At this month’s IBJJF Pan-American Championships, held in Orlando, Florida, 20-year-old Joshua took gold in the black belt adult light featherweight division while Jacob, 18, took bronze in the purple belt adult light featherweight division.  The Pan-American Championship is the largest Brazilian Jiu-Jitsu tournament in North America.

The brothers, who are from Selma but fight out of Elite Team in Visalia, hail from a long line of decorated competitors.

Joe Cisneros — the oldest of the six Cisneros brothers — was a three-time CIF State medalist and wrestled for Bakersfield and Selma high schools. Second oldest brother, Alex, is a three-time state wrestling champion and four-time state finalist, earning a 177-4 career record. The third oldest brother — Chris Cisneros — was a two-time CIF State qualifier for the Bears.

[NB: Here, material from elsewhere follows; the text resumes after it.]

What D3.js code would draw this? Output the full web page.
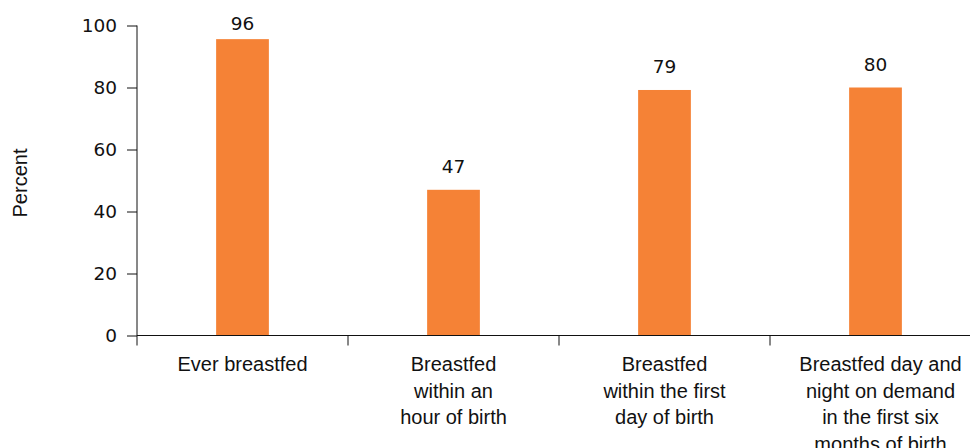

Having a culture of competition has helped the brothers grow as athletes, Jacob said.

“We have people to push us as well and it’s a lot more training for us and a lot more experience because we also get [our older brother’s] insights on how their competitions go and they help us train,” Jacob said. “Having brothers means you have permanent training partners.”

Joshua started competing in jiu-jitsu when he was 12, while Jacob began at 10 years old.

Joshua, who only just earned his black belt in September, went into the Pan-Ams as an underdog, managed to come away with the biggest upset of the tournament, according to many fight fans. BJJ news source AttackTheBack.com reported that Joshua taking gold in his debut was “one of the biggest shocks of the tournament.”

Joshua defeated No. 1 seed Paulo Miyao, a three-time champion.

“It feels really good. It shows all the hard work and the training I’ve been doing,” Joshua said. “And to get it over a guy like Paulo Miyao, who’s literally a legend in the sport that I’ve been watching fight at the highest level against the top guys, I have learned from him and now that I’ve gotten to fight him and beat him, that’s a huge accomplishment. That’s probably the highlight of my career right now.”

Joshua met Miyao, the division’s heavy favorite and winner of the 2015 competition, in the quarterfinals.

“For me, that quarterfinals match was the finals. Everything revolved around that match,” Joshua said.

In addition to meeting and conquering new challenges, Joshua said he enjoys the traveling and seeing new places that comes along with attending North America’s various tournaments. 

What he said he enjoys most about the sport, though, is that it works out the mind as well as the body.

“It’s like a chess game. It’s very technical, so your mind is always thinking,” Joshua said. “The plan is to just go in there and attack and find a submission. We roll around and the mindset is to just trying to break each other’s arms and break each other’s legs. It’s fun.”

Currently a student at College of the Sequoias, Joshua plans to open his own gym and train a new generation of fighters when he’s done competing.